Nigeria’s auditing environment faced challenges in the last two decades concerning auditor independence, primarily resulting from financial reliance on clients, pressure from management, weak regulatory oversight, and economic challenges, all of which compromised the trustworthiness and accuracy of financial reports, thereby resulting in many corporate failures. The landscape of auditor independence is continually evolving, shaped by technological advancements, globalization, and changing expectations. Auditors must remain vigilant in adapting to these shifts, embracing ongoing professional development, and addressing emerging challenges to uphold their function as unbiased protectors of financial integrity. As the profession goes through this complex terrain, maintaining and enhancing auditor independence will remain a central theme in making financial reports reliable and credible.

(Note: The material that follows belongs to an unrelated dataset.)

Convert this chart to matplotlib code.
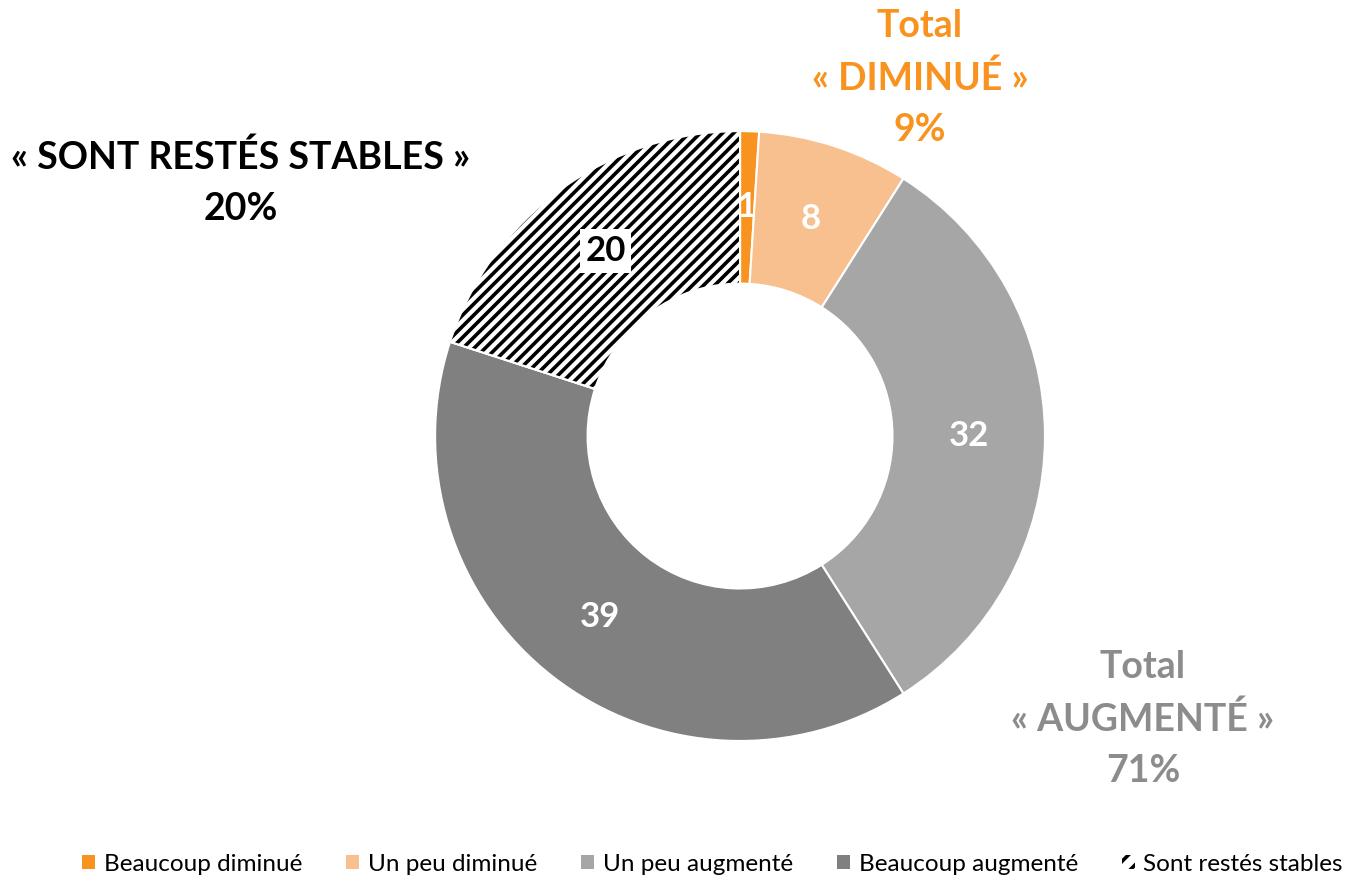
import matplotlib
matplotlib.use("Agg")
import matplotlib.pyplot as plt
from matplotlib.patches import Wedge, Patch

plt.rcParams['font.family'] = ['Lato', 'DejaVu Sans']
plt.rcParams['hatch.linewidth'] = 2.6

categories = ["Beaucoup diminué", "Un peu diminué", "Un peu augmenté",
              "Beaucoup augmenté", "Sont restés stables"]
values = [1, 8, 32, 39, 20]
colors = ["#F7931E", "#F9C08F", "#A6A6A6", "#808080", "#FFFFFF"]
label_colors = ["white", "white", "white", "white", "black"]

fig = plt.figure(figsize=(13.65, 8.8), dpi=100)
ax = fig.add_axes([0.3187, 0.158, 0.4469, 0.693])

wedges, texts = ax.pie(values, colors=colors, startangle=90, counterclock=False,
                       radius=1, labels=[str(v) for v in values], labeldistance=0.75,
                       wedgeprops=dict(width=0.5, edgecolor='white', linewidth=1.5))
ax.set_xlim(-1, 1)
ax.set_ylim(-1, 1)
ax.set_aspect('equal')
ax.axis('off')

# hatched overlay on the stable wedge
w = wedges[4]
hw = Wedge(w.center, w.r, w.theta1, w.theta2, width=w.width, facecolor='none',
           edgecolor='black', linewidth=0, hatch='///')
ax.add_patch(hw)
ax.add_patch(Wedge(w.center, w.r, w.theta1, w.theta2, width=w.width, facecolor='none',
                   edgecolor='white', linewidth=1.5))

for t, c in zip(texts, label_colors):
    t.set_color(c)
    t.set_fontsize(25)
    t.set_fontweight('bold')
    t.set_ha('center')
    t.set_va('center')
    t.set_zorder(5)
texts[4].set_bbox(dict(facecolor='white', edgecolor='none', pad=4))

fig.text(920/1365, 1 - 78/880, "Total\n« DIMINUÉ »\n9%", color="#F7931E",
         fontsize=27, fontweight='bold', ha='center', va='center', linespacing=1.6)
fig.text(241/1365, 1 - 183/880, "« SONT RESTÉS STABLES »\n20%", color="black",
         fontsize=27, fontweight='bold', ha='center', va='center', linespacing=1.6)
fig.text(1143/1365, 1 - 719/880, "Total\n« AUGMENTÉ »\n71%", color="#8C8C8C",
         fontsize=27, fontweight='bold', ha='center', va='center', linespacing=1.6)

handles = [Patch(facecolor=colors[i], edgecolor='none') for i in range(4)]
handles.append(Patch(facecolor='white', edgecolor='black', linewidth=0, hatch='//'))
fig.legend(handles, categories, loc='center', bbox_to_anchor=(0.522, 1 - 864/880),
           ncol=5, frameon=False, fontsize=17.5, handlelength=0.55, handleheight=0.55,
           handletextpad=0.35, columnspacing=1.8)

fig.savefig("out.png", dpi=100)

Nigerian regulatory and professional bodies need to enforce stricter oversight of audit policies and practices such as restricting auditors’ non-audit service activities with clients, establishing stronger control of audit procedures, and imposing severe penalties for infractions in order to attain true auditor independence. In addition, it will be crucial to develop a strong ethical framework that prioritizes responsibility and transparency. Nigeria needs to also increase public trust in its financial reporting process and guarantee that auditors carry out their responsibility of preserving financial integrity by giving priority to these measures. Ensuring financial integrity in Nigeria is therefore critical to building investor trust, encouraging long-term economic expansion, and strengthening the legitimacy of the financial reporting system to fortify the foundation for a more credible and accountable business environment.